• _Goal of the exercise_
Return every line below in which "draw" appears.

• _Data provided_
━━━━━━━━━━━━━━━━

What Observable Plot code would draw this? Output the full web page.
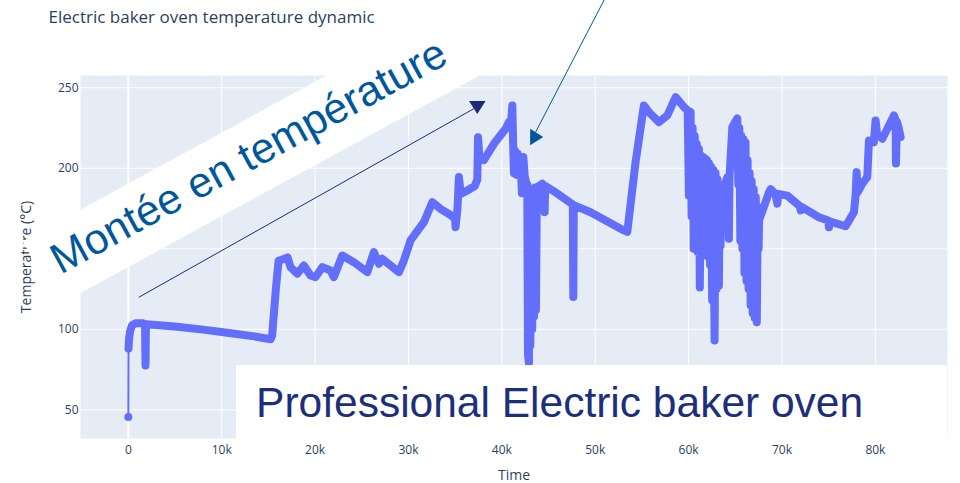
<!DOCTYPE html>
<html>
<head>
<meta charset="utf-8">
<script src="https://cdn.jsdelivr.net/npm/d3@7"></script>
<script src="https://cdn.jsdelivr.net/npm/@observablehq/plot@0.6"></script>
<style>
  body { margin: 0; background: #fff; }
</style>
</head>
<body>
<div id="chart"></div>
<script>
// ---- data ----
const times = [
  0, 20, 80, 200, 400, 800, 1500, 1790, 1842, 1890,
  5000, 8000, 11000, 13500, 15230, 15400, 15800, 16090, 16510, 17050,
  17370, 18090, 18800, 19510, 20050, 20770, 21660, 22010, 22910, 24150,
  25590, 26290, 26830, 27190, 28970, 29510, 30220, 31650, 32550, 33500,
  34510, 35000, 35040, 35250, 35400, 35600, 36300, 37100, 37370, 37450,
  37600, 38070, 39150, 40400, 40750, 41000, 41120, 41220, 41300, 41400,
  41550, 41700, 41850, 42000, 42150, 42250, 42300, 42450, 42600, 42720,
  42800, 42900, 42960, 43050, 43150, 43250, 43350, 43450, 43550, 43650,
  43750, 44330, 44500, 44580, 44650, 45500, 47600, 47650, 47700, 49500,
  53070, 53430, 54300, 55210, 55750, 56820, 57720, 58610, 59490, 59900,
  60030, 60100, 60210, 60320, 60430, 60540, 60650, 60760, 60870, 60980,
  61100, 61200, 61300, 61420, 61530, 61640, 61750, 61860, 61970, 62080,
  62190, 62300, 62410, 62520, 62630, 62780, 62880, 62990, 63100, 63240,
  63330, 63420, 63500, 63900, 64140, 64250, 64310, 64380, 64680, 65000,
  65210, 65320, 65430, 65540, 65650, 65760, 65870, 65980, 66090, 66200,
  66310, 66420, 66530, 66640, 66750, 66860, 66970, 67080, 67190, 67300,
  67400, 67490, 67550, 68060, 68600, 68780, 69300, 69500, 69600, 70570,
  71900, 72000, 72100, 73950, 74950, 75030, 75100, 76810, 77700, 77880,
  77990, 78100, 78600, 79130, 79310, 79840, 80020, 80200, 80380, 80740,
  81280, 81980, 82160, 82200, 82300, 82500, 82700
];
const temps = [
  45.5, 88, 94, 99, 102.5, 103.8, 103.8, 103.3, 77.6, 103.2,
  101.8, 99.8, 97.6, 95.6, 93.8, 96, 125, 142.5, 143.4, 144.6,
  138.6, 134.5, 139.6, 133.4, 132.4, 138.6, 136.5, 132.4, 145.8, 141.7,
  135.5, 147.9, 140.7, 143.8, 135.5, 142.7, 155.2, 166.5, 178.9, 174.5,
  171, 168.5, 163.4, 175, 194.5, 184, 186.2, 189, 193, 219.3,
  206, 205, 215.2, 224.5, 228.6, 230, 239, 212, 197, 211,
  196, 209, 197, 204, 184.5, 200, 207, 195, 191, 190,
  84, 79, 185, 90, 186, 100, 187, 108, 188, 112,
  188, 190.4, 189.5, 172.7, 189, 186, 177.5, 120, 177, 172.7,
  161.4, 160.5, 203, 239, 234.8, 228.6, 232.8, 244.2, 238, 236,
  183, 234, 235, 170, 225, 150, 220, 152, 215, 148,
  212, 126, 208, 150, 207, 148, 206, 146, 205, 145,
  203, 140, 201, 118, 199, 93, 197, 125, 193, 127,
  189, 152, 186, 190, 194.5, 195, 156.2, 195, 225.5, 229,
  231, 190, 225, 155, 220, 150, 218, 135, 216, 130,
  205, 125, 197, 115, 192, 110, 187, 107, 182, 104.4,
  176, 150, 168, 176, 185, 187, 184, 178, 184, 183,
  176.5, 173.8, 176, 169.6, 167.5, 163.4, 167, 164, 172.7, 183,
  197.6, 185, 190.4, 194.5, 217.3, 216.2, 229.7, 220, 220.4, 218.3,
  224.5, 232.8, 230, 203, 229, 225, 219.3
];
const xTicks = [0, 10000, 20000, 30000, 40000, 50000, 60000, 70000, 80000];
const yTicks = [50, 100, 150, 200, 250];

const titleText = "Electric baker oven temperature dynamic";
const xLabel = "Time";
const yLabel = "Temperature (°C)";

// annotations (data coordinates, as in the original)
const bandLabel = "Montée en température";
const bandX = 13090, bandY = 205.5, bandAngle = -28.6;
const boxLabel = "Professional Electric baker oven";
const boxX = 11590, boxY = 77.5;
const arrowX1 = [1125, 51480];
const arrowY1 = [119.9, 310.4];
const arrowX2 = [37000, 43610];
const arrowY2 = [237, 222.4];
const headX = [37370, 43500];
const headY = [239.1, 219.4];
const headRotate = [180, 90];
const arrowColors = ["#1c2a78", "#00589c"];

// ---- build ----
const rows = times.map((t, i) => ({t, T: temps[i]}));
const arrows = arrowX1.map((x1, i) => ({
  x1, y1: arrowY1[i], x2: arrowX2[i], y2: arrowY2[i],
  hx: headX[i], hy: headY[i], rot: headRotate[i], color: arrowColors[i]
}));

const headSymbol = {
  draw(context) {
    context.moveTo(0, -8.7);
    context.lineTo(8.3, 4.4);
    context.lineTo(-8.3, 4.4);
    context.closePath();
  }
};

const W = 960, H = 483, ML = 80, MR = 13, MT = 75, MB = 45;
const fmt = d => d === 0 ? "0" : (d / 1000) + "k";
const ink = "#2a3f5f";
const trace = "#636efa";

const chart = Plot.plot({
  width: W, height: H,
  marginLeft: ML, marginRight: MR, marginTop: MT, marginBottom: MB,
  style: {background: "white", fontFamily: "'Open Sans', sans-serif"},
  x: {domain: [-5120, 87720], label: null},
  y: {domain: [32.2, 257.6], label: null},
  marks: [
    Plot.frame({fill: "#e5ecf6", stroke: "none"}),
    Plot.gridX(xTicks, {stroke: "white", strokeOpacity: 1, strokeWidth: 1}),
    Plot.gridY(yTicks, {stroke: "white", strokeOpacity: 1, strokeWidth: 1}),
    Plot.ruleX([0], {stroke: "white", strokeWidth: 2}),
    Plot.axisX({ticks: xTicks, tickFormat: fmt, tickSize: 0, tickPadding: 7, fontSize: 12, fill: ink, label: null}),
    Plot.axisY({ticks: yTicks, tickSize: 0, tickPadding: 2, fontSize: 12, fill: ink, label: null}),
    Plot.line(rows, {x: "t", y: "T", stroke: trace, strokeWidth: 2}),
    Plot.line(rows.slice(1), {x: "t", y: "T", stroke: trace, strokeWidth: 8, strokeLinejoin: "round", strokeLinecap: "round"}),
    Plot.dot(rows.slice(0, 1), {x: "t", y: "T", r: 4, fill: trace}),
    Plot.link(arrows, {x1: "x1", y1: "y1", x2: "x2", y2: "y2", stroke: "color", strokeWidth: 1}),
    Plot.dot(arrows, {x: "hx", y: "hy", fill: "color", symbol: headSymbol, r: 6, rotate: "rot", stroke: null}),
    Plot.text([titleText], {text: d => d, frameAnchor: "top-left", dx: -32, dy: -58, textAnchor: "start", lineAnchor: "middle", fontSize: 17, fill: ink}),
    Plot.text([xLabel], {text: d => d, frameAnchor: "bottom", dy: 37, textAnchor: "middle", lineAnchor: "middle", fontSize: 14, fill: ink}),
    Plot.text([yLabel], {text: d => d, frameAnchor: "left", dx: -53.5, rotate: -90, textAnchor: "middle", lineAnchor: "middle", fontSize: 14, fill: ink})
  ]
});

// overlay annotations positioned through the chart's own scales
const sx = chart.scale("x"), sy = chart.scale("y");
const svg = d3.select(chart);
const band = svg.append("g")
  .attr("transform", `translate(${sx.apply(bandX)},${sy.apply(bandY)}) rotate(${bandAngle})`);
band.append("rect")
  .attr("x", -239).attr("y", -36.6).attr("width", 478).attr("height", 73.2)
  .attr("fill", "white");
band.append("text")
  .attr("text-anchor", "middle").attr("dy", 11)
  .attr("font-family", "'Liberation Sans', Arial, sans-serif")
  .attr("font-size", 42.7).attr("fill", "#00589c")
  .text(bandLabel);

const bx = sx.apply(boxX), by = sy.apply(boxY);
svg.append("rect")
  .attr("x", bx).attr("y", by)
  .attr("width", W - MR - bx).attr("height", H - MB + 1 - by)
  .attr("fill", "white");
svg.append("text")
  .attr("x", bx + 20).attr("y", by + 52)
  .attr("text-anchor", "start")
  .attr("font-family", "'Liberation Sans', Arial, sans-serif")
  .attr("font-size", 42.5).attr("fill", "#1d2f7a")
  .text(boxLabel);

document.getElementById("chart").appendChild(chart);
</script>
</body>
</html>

━━━━━━━━━━━━━━━━

• _Task output_
What Observable Plot code would draw this? Output the full web page.
  draw(context) {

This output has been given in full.